* Start *

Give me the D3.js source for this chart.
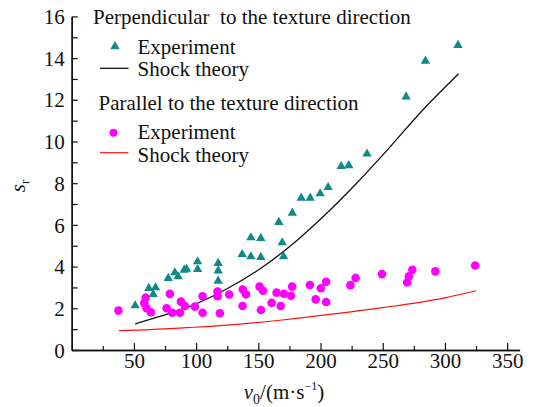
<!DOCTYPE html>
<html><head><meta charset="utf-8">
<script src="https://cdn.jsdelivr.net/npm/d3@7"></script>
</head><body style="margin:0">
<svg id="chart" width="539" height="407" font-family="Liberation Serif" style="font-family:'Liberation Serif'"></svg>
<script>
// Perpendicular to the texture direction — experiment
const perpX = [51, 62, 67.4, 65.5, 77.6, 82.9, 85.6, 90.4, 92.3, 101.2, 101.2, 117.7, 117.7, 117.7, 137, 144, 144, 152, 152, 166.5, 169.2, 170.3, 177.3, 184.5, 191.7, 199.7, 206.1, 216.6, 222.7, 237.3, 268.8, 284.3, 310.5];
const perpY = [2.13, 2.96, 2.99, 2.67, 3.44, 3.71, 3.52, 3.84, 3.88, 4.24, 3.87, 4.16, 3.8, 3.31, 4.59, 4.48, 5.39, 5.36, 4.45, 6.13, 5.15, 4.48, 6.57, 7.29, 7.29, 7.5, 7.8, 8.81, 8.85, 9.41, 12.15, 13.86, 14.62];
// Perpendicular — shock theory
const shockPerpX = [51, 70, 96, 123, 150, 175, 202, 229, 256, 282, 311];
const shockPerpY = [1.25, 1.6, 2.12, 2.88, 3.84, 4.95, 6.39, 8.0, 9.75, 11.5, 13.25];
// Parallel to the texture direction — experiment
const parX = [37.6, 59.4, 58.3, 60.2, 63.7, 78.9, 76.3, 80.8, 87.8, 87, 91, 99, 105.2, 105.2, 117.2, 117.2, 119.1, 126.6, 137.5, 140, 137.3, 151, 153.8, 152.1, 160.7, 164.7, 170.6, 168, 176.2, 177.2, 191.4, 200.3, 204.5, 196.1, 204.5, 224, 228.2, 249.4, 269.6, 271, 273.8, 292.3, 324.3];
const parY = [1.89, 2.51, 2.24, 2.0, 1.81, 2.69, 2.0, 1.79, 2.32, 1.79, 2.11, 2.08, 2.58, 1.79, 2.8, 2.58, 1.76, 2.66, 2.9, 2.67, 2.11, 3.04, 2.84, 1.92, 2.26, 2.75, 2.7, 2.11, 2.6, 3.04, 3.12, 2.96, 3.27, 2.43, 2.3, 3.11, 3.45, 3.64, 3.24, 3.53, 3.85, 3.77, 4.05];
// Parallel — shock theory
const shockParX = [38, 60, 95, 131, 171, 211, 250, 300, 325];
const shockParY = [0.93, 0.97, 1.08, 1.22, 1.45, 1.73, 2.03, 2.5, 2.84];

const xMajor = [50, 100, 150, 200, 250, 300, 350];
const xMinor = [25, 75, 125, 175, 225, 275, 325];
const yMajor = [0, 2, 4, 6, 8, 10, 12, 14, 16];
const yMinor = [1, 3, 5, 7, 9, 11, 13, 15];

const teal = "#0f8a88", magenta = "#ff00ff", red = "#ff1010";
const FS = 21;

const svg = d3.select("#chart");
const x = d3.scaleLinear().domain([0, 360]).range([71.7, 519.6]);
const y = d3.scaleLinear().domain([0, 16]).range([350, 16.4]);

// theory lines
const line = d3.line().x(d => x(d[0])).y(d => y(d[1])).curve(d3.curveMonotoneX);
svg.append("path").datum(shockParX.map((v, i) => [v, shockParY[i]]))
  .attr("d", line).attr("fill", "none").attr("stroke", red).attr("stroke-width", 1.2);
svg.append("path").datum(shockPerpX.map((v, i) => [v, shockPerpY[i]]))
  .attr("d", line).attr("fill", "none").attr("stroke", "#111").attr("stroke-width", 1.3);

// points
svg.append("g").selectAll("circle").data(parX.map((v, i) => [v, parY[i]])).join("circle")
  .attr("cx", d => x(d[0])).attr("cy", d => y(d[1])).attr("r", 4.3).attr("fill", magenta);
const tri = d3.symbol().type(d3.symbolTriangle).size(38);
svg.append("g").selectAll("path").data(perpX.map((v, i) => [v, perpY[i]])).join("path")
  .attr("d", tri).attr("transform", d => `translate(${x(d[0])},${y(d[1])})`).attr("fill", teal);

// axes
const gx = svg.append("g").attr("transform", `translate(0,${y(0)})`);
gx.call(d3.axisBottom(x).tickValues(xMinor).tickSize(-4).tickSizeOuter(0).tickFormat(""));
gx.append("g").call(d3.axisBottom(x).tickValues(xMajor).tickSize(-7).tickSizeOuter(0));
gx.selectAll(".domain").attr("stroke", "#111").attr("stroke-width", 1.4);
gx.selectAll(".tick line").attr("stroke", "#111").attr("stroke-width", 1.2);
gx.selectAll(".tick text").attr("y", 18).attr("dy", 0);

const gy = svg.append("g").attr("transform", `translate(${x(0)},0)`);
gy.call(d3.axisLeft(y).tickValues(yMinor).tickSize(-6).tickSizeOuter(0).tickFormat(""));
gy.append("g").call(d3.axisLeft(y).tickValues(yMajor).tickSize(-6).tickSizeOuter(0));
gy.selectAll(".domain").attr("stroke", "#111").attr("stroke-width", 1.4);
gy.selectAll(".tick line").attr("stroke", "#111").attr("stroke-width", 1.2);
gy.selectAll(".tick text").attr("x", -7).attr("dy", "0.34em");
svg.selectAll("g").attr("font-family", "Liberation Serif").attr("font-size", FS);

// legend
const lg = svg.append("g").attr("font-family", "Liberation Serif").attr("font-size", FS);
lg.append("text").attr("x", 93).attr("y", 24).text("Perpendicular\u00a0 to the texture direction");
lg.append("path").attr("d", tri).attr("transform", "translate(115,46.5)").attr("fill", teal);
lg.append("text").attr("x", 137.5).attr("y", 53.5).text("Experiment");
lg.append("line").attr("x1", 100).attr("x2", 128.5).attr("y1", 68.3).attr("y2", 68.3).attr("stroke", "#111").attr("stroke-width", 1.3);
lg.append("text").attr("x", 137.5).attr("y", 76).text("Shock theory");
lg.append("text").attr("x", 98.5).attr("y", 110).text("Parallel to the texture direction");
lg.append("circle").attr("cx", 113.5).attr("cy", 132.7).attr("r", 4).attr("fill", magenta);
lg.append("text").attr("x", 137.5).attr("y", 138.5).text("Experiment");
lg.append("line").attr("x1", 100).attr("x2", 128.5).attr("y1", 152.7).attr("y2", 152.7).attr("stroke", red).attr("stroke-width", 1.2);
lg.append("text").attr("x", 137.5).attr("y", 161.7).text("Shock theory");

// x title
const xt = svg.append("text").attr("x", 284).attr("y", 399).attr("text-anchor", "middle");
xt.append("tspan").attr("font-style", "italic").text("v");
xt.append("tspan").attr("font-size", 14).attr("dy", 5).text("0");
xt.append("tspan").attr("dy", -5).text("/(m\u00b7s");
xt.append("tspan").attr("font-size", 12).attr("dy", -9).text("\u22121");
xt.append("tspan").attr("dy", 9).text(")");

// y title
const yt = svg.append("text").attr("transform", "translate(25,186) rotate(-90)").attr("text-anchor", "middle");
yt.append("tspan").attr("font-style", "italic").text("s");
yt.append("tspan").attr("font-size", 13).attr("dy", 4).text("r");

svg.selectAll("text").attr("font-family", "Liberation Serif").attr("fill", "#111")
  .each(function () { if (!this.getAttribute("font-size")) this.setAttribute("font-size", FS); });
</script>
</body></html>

* End *

## Written request:
Using the data above, print every line exactly, omitting pictures.

## Output below:
Give me the D3.js source for this chart.
<!DOCTYPE html>
<html><head><meta charset="utf-8">
<script src="https://cdn.jsdelivr.net/npm/d3@7"></script>
</head><body style="margin:0">
<svg id="chart" width="539" height="407" font-family="Liberation Serif" style="font-family:'Liberation Serif'"></svg>
<script>
// Perpendicular to the texture direction — experiment
const perpX = [51, 62, 67.4, 65.5, 77.6, 82.9, 85.6, 90.4, 92.3, 101.2, 101.2, 117.7, 117.7, 117.7, 137, 144, 144, 152, 152, 166.5, 169.2, 170.3, 177.3, 184.5, 191.7, 199.7, 206.1, 216.6, 222.7, 237.3, 268.8, 284.3, 310.5];
const perpY = [2.13, 2.96, 2.99, 2.67, 3.44, 3.71, 3.52, 3.84, 3.88, 4.24, 3.87, 4.16, 3.8, 3.31, 4.59, 4.48, 5.39, 5.36, 4.45, 6.13, 5.15, 4.48, 6.57, 7.29, 7.29, 7.5, 7.8, 8.81, 8.85, 9.41, 12.15, 13.86, 14.62];
// Perpendicular — shock theory
const shockPerpX = [51, 70, 96, 123, 150, 175, 202, 229, 256, 282, 311];
const shockPerpY = [1.25, 1.6, 2.12, 2.88, 3.84, 4.95, 6.39, 8.0, 9.75, 11.5, 13.25];
// Parallel to the texture direction — experiment
const parX = [37.6, 59.4, 58.3, 60.2, 63.7, 78.9, 76.3, 80.8, 87.8, 87, 91, 99, 105.2, 105.2, 117.2, 117.2, 119.1, 126.6, 137.5, 140, 137.3, 151, 153.8, 152.1, 160.7, 164.7, 170.6, 168, 176.2, 177.2, 191.4, 200.3, 204.5, 196.1, 204.5, 224, 228.2, 249.4, 269.6, 271, 273.8, 292.3, 324.3];
const parY = [1.89, 2.51, 2.24, 2.0, 1.81, 2.69, 2.0, 1.79, 2.32, 1.79, 2.11, 2.08, 2.58, 1.79, 2.8, 2.58, 1.76, 2.66, 2.9, 2.67, 2.11, 3.04, 2.84, 1.92, 2.26, 2.75, 2.7, 2.11, 2.6, 3.04, 3.12, 2.96, 3.27, 2.43, 2.3, 3.11, 3.45, 3.64, 3.24, 3.53, 3.85, 3.77, 4.05];
// Parallel — shock theory
const shockParX = [38, 60, 95, 131, 171, 211, 250, 300, 325];
const shockParY = [0.93, 0.97, 1.08, 1.22, 1.45, 1.73, 2.03, 2.5, 2.84];

const xMajor = [50, 100, 150, 200, 250, 300, 350];
const xMinor = [25, 75, 125, 175, 225, 275, 325];
const yMajor = [0, 2, 4, 6, 8, 10, 12, 14, 16];
const yMinor = [1, 3, 5, 7, 9, 11, 13, 15];

const teal = "#0f8a88", magenta = "#ff00ff", red = "#ff1010";
const FS = 21;

const svg = d3.select("#chart");
const x = d3.scaleLinear().domain([0, 360]).range([71.7, 519.6]);
const y = d3.scaleLinear().domain([0, 16]).range([350, 16.4]);

// theory lines
const line = d3.line().x(d => x(d[0])).y(d => y(d[1])).curve(d3.curveMonotoneX);
svg.append("path").datum(shockParX.map((v, i) => [v, shockParY[i]]))
  .attr("d", line).attr("fill", "none").attr("stroke", red).attr("stroke-width", 1.2);
svg.append("path").datum(shockPerpX.map((v, i) => [v, shockPerpY[i]]))
  .attr("d", line).attr("fill", "none").attr("stroke", "#111").attr("stroke-width", 1.3);

// points
svg.append("g").selectAll("circle").data(parX.map((v, i) => [v, parY[i]])).join("circle")
  .attr("cx", d => x(d[0])).attr("cy", d => y(d[1])).attr("r", 4.3).attr("fill", magenta);
const tri = d3.symbol().type(d3.symbolTriangle).size(38);
svg.append("g").selectAll("path").data(perpX.map((v, i) => [v, perpY[i]])).join("path")
  .attr("d", tri).attr("transform", d => `translate(${x(d[0])},${y(d[1])})`).attr("fill", teal);

// axes
const gx = svg.append("g").attr("transform", `translate(0,${y(0)})`);
gx.call(d3.axisBottom(x).tickValues(xMinor).tickSize(-4).tickSizeOuter(0).tickFormat(""));
gx.append("g").call(d3.axisBottom(x).tickValues(xMajor).tickSize(-7).tickSizeOuter(0));
gx.selectAll(".domain").attr("stroke", "#111").attr("stroke-width", 1.4);
gx.selectAll(".tick line").attr("stroke", "#111").attr("stroke-width", 1.2);
gx.selectAll(".tick text").attr("y", 18).attr("dy", 0);

const gy = svg.append("g").attr("transform", `translate(${x(0)},0)`);
gy.call(d3.axisLeft(y).tickValues(yMinor).tickSize(-6).tickSizeOuter(0).tickFormat(""));
gy.append("g").call(d3.axisLeft(y).tickValues(yMajor).tickSize(-6).tickSizeOuter(0));
gy.selectAll(".domain").attr("stroke", "#111").attr("stroke-width", 1.4);
gy.selectAll(".tick line").attr("stroke", "#111").attr("stroke-width", 1.2);
gy.selectAll(".tick text").attr("x", -7).attr("dy", "0.34em");
svg.selectAll("g").attr("font-family", "Liberation Serif").attr("font-size", FS);

// legend
const lg = svg.append("g").attr("font-family", "Liberation Serif").attr("font-size", FS);
lg.append("text").attr("x", 93).attr("y", 24).text("Perpendicular\u00a0 to the texture direction");
lg.append("path").attr("d", tri).attr("transform", "translate(115,46.5)").attr("fill", teal);
lg.append("text").attr("x", 137.5).attr("y", 53.5).text("Experiment");
lg.append("line").attr("x1", 100).attr("x2", 128.5).attr("y1", 68.3).attr("y2", 68.3).attr("stroke", "#111").attr("stroke-width", 1.3);
lg.append("text").attr("x", 137.5).attr("y", 76).text("Shock theory");
lg.append("text").attr("x", 98.5).attr("y", 110).text("Parallel to the texture direction");
lg.append("circle").attr("cx", 113.5).attr("cy", 132.7).attr("r", 4).attr("fill", magenta);
lg.append("text").attr("x", 137.5).attr("y", 138.5).text("Experiment");
lg.append("line").attr("x1", 100).attr("x2", 128.5).attr("y1", 152.7).attr("y2", 152.7).attr("stroke", red).attr("stroke-width", 1.2);
lg.append("text").attr("x", 137.5).attr("y", 161.7).text("Shock theory");

// x title
const xt = svg.append("text").attr("x", 284).attr("y", 399).attr("text-anchor", "middle");
xt.append("tspan").attr("font-style", "italic").text("v");
xt.append("tspan").attr("font-size", 14).attr("dy", 5).text("0");
xt.append("tspan").attr("dy", -5).text("/(m\u00b7s");
xt.append("tspan").attr("font-size", 12).attr("dy", -9).text("\u22121");
xt.append("tspan").attr("dy", 9).text(")");

// y title
const yt = svg.append("text").attr("transform", "translate(25,186) rotate(-90)").attr("text-anchor", "middle");
yt.append("tspan").attr("font-style", "italic").text("s");
yt.append("tspan").attr("font-size", 13).attr("dy", 4).text("r");

svg.selectAll("text").attr("font-family", "Liberation Serif").attr("fill", "#111")
  .each(function () { if (!this.getAttribute("font-size")) this.setAttribute("font-size", FS); });
</script>
</body></html>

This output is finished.